▶ Written request: Retype verbatim only the lines below, starting at the one that contains "Output the component" and ending at the one that contains "const X_MARK_TICKS = [5, 10, 15, 20, 25, 30, 35];". Pictures are excluded from the copy.

━━━ Excerpted data

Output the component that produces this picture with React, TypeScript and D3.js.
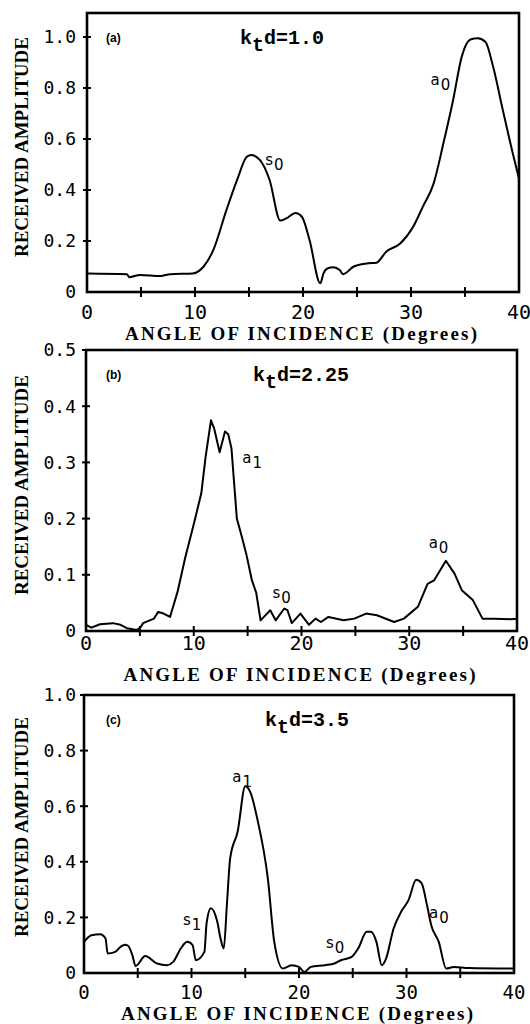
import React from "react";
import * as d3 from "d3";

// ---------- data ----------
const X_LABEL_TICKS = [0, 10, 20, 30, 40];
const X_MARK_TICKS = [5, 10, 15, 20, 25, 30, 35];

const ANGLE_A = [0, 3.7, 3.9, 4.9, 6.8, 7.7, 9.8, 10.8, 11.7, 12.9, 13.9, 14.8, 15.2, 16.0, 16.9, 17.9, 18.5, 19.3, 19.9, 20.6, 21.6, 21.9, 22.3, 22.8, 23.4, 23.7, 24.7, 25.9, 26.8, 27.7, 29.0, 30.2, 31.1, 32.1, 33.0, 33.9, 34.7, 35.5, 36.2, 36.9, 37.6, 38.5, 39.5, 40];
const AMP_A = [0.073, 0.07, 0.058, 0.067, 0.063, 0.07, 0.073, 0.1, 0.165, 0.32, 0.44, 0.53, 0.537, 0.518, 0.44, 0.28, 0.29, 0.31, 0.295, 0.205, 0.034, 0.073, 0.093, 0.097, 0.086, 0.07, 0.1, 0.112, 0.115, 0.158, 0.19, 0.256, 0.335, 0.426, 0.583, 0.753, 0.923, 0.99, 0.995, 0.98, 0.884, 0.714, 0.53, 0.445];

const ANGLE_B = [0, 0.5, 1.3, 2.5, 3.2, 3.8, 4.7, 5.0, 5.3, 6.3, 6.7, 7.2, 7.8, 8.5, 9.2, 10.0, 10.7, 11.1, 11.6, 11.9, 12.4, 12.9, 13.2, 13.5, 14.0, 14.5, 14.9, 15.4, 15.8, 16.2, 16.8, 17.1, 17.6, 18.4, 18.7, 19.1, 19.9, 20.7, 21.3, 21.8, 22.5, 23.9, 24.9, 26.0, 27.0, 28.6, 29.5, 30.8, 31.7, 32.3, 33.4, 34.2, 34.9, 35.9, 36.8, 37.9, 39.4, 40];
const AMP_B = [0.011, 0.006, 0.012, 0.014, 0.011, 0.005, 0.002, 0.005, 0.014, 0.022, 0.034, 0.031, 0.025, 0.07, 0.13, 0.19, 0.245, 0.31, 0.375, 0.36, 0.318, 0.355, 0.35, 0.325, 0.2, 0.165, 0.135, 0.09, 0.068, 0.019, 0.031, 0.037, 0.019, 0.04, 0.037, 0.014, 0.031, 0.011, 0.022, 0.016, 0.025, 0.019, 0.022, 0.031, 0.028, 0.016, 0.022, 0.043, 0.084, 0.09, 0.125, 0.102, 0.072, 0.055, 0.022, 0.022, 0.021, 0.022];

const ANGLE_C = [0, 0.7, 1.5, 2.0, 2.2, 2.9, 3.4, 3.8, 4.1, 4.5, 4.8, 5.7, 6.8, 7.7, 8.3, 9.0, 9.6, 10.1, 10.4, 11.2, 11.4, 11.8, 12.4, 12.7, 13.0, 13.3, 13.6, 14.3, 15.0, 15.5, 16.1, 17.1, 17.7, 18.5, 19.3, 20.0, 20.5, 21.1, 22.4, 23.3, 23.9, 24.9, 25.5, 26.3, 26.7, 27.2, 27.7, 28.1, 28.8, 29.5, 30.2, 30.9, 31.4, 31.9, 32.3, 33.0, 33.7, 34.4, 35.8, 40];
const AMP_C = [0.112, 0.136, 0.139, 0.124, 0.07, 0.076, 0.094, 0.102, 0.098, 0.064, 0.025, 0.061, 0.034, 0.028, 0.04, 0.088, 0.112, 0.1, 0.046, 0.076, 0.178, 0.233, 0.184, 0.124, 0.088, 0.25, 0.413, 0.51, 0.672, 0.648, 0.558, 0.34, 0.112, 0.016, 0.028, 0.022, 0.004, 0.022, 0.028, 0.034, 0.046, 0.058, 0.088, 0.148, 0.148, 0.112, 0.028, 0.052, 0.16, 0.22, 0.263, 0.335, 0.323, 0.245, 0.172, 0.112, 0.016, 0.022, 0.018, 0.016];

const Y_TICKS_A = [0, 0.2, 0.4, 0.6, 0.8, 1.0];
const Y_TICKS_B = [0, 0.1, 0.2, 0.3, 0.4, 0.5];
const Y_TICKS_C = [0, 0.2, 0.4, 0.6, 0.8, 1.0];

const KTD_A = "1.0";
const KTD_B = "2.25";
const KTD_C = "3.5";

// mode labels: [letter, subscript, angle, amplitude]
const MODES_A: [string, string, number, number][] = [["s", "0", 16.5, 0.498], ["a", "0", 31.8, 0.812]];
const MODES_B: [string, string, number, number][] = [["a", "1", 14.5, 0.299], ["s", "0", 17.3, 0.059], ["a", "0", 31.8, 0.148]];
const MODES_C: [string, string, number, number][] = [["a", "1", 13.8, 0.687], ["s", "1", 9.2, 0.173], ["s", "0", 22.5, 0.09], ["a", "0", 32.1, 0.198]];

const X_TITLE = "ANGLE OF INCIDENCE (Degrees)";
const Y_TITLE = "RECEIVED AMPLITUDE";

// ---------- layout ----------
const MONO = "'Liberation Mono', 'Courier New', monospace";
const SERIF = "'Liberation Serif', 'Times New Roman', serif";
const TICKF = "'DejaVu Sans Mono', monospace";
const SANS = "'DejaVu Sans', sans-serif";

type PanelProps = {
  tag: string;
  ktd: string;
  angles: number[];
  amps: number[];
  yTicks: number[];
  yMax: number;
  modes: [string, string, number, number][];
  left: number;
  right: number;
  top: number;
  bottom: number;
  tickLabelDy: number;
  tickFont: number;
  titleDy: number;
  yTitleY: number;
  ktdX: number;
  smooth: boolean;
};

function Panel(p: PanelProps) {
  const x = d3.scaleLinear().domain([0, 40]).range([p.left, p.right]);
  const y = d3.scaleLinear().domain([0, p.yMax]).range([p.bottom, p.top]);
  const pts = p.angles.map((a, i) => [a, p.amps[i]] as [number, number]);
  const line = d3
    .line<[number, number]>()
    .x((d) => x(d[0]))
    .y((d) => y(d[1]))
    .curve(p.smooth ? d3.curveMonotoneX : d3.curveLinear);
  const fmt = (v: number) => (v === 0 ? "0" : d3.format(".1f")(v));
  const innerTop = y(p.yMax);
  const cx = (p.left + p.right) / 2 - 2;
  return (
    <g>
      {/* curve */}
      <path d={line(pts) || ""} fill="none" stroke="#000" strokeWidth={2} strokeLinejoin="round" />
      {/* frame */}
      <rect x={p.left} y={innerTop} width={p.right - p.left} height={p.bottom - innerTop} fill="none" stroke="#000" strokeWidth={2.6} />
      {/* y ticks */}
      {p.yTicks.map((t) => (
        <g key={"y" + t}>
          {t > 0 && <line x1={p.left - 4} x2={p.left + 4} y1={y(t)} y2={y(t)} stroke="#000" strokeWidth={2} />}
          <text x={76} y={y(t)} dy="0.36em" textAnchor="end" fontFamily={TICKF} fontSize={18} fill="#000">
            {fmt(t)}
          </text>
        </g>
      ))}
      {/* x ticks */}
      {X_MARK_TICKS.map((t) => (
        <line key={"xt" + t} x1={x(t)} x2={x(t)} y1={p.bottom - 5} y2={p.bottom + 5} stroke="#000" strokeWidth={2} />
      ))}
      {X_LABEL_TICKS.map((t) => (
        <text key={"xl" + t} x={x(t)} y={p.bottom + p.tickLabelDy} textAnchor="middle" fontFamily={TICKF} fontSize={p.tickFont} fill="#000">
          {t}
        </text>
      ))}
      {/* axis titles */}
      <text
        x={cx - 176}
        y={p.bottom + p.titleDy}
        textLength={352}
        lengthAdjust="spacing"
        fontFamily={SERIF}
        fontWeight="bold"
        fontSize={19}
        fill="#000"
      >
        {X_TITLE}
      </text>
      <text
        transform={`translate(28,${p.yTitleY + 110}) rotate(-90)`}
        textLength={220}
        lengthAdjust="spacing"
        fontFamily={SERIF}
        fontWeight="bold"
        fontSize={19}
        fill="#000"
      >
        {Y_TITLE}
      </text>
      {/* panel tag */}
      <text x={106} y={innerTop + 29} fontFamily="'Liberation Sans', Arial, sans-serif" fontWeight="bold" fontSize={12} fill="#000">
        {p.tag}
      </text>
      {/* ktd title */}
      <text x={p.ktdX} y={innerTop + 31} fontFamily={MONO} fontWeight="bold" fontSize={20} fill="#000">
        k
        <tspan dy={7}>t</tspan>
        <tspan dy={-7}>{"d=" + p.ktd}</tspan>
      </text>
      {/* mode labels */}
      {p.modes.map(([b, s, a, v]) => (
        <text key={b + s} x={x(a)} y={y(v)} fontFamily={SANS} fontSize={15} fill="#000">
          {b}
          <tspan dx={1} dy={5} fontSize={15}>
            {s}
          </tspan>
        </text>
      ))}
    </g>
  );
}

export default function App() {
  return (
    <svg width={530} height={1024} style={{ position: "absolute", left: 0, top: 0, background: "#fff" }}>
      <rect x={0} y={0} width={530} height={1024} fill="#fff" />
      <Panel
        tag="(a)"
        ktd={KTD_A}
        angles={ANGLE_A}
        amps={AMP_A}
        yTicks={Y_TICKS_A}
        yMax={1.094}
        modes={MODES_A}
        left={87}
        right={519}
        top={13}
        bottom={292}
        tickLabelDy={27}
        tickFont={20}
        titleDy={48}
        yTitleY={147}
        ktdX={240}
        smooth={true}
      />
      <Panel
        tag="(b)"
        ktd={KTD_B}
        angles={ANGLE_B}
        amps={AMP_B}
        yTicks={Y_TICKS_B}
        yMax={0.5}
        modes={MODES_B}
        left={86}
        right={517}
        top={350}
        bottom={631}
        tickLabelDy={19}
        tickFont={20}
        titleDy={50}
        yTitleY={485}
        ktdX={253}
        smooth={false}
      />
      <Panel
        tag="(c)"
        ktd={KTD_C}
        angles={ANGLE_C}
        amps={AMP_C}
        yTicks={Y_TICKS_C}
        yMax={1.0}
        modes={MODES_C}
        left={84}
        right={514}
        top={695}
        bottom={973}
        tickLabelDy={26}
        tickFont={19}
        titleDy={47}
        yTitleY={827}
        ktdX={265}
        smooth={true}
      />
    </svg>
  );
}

━━━━━━
━━━ Excerpted data

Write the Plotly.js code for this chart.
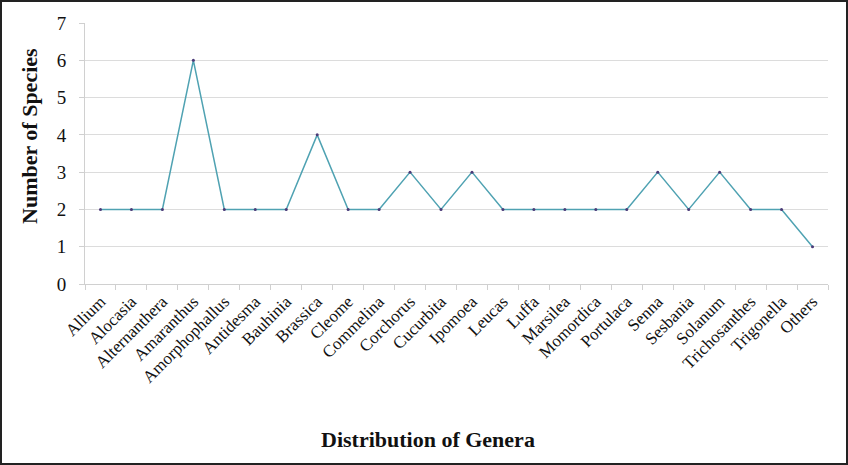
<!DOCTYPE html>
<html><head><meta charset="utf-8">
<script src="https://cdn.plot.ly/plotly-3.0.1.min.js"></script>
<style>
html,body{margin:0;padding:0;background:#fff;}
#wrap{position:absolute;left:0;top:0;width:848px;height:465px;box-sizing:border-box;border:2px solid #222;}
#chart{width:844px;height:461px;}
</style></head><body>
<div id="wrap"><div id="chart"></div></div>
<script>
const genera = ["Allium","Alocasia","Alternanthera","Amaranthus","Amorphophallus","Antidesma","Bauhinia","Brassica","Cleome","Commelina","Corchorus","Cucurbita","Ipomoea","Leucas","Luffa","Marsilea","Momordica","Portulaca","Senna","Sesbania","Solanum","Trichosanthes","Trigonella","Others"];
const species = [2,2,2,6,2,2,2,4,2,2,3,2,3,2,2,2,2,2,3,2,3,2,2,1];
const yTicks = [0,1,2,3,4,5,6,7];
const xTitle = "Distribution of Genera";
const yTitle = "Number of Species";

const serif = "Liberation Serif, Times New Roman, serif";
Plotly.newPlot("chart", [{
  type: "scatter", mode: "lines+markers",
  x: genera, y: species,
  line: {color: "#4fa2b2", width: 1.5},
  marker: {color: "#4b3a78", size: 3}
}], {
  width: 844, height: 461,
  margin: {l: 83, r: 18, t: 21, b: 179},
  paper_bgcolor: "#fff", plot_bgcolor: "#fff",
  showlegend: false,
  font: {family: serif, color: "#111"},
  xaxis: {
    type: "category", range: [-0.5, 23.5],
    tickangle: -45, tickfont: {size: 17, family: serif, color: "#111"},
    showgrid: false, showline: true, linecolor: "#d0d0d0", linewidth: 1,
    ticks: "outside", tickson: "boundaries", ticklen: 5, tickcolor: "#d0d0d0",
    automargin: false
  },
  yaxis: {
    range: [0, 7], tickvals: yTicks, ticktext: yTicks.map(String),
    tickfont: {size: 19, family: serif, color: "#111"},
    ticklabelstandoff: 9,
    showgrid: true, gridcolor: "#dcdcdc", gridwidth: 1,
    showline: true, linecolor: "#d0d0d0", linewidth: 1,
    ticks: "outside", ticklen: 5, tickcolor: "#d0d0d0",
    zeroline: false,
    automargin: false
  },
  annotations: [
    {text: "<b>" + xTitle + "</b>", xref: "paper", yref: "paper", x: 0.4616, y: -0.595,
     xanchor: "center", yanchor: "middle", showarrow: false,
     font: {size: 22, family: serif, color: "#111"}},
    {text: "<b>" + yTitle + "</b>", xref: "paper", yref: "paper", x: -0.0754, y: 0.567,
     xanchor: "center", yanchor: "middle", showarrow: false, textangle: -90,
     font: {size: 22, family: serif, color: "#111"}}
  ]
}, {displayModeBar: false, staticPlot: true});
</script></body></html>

━━━━━━

▶ Task response:
Output the component that produces this picture with React, TypeScript and D3.js.
import React from "react";
import * as d3 from "d3";

// ---------- data ----------
const X_LABEL_TICKS = [0, 10, 20, 30, 40];
const X_MARK_TICKS = [5, 10, 15, 20, 25, 30, 35];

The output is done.